_TASK TO CARRY OUT_:
Quote only the lines from the top of the listing below down to and including the line with "44.0, 25.8, 32.5];".

_DATASET CONTENT_:
━━━━━━

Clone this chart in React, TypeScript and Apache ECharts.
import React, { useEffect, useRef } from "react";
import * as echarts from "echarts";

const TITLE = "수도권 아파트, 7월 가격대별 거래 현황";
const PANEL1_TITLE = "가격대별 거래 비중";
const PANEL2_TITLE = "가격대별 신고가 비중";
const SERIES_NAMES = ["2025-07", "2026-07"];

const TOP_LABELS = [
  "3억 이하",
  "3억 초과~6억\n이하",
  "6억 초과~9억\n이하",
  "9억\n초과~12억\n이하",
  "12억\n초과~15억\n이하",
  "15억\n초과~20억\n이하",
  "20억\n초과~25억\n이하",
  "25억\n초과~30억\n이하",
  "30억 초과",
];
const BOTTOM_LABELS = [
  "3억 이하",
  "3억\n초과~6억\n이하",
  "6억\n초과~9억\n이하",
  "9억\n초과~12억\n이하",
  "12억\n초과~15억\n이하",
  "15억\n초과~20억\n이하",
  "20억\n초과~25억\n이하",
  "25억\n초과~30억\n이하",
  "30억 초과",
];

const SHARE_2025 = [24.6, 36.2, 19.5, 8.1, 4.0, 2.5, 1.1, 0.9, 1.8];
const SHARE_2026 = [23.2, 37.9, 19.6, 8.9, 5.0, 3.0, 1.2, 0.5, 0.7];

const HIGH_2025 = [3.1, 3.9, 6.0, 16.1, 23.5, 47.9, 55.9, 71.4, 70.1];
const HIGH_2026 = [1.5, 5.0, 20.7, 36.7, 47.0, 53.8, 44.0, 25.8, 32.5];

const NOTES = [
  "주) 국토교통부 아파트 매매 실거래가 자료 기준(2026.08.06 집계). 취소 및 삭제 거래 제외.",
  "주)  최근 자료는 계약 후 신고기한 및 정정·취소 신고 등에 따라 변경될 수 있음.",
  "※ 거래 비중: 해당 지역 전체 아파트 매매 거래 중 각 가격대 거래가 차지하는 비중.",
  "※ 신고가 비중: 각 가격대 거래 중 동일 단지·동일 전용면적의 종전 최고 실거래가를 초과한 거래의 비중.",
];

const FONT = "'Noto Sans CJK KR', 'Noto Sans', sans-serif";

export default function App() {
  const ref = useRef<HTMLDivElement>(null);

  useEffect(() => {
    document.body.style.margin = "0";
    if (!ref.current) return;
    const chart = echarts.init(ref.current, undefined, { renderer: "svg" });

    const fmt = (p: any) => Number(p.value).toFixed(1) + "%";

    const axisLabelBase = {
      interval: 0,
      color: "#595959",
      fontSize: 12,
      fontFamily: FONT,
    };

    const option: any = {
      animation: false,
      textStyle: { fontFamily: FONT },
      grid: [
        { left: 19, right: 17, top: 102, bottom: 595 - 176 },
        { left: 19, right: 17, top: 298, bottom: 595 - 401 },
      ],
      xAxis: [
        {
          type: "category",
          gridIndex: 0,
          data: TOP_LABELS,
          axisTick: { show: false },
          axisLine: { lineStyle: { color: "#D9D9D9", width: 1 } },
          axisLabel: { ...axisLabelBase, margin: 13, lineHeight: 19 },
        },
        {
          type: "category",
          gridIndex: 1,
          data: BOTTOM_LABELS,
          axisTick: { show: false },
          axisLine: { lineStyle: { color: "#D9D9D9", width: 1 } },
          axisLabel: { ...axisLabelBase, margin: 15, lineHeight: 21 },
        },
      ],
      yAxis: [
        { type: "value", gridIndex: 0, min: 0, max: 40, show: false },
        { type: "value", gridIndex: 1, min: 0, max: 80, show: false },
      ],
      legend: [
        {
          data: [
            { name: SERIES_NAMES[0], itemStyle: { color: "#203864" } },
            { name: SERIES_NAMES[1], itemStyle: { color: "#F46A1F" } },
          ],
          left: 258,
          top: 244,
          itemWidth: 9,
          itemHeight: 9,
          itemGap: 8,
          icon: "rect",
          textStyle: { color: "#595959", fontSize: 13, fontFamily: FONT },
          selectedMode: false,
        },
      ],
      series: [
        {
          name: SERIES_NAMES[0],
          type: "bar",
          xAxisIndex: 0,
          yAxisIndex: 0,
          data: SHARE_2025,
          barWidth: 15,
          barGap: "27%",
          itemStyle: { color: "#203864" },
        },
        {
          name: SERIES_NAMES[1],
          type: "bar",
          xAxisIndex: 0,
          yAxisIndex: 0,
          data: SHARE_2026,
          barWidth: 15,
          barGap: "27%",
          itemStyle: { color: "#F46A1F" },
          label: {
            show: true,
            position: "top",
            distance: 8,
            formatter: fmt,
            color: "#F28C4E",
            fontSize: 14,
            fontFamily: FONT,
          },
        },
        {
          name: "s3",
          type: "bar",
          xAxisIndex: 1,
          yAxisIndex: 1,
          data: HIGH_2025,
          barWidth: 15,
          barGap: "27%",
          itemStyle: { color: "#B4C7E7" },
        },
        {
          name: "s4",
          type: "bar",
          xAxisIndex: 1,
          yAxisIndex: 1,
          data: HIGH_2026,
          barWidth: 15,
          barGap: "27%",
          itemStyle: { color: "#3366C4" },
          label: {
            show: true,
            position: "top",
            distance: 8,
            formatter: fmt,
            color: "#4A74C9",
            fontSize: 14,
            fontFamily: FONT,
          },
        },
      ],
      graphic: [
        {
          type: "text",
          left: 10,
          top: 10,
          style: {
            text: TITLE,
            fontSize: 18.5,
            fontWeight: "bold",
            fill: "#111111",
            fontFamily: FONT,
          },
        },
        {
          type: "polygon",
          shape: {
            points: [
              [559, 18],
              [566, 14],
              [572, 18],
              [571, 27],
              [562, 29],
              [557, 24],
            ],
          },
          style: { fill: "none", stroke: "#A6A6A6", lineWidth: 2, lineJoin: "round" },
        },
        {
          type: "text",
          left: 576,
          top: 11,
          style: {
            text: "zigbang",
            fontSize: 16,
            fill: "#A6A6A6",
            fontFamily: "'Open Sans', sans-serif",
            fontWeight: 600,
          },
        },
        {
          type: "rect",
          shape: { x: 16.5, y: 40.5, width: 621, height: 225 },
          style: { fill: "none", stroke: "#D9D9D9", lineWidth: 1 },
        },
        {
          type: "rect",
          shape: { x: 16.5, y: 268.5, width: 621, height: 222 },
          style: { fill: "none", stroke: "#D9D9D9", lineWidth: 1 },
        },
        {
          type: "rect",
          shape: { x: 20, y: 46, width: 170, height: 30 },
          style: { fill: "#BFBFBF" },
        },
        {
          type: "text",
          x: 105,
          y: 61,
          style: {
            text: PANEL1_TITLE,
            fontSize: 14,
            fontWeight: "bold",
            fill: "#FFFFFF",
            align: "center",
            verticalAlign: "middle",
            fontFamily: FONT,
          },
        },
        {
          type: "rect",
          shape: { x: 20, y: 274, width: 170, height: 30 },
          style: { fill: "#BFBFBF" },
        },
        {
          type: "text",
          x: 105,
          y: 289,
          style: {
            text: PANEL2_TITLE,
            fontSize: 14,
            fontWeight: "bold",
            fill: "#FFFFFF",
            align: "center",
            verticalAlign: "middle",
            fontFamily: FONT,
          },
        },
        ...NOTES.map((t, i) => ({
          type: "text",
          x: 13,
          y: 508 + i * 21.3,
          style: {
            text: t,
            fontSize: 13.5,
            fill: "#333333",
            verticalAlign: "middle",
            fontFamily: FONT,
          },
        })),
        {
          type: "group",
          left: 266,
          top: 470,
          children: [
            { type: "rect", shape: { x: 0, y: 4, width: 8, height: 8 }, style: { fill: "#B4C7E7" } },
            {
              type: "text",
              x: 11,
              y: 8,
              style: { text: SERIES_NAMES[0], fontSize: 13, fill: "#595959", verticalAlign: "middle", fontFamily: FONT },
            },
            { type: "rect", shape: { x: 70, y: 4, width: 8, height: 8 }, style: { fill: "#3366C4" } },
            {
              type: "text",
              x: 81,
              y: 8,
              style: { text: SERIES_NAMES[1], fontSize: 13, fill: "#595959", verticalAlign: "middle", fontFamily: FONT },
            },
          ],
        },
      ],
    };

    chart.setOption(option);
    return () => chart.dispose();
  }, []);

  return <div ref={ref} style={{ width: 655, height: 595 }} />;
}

━━━━━━

_RESULT BELOW_:
Clone this chart in React, TypeScript and Apache ECharts.
import React, { useEffect, useRef } from "react";
import * as echarts from "echarts";

const TITLE = "수도권 아파트, 7월 가격대별 거래 현황";
const PANEL1_TITLE = "가격대별 거래 비중";
const PANEL2_TITLE = "가격대별 신고가 비중";
const SERIES_NAMES = ["2025-07", "2026-07"];

const TOP_LABELS = [
  "3억 이하",
  "3억 초과~6억\n이하",
  "6억 초과~9억\n이하",
  "9억\n초과~12억\n이하",
  "12억\n초과~15억\n이하",
  "15억\n초과~20억\n이하",
  "20억\n초과~25억\n이하",
  "25억\n초과~30억\n이하",
  "30억 초과",
];
const BOTTOM_LABELS = [
  "3억 이하",
  "3억\n초과~6억\n이하",
  "6억\n초과~9억\n이하",
  "9억\n초과~12억\n이하",
  "12억\n초과~15억\n이하",
  "15억\n초과~20억\n이하",
  "20억\n초과~25억\n이하",
  "25억\n초과~30억\n이하",
  "30억 초과",
];

const SHARE_2025 = [24.6, 36.2, 19.5, 8.1, 4.0, 2.5, 1.1, 0.9, 1.8];
const SHARE_2026 = [23.2, 37.9, 19.6, 8.9, 5.0, 3.0, 1.2, 0.5, 0.7];

const HIGH_2025 = [3.1, 3.9, 6.0, 16.1, 23.5, 47.9, 55.9, 71.4, 70.1];
const HIGH_2026 = [1.5, 5.0, 20.7, 36.7, 47.0, 53.8, 44.0, 25.8, 32.5];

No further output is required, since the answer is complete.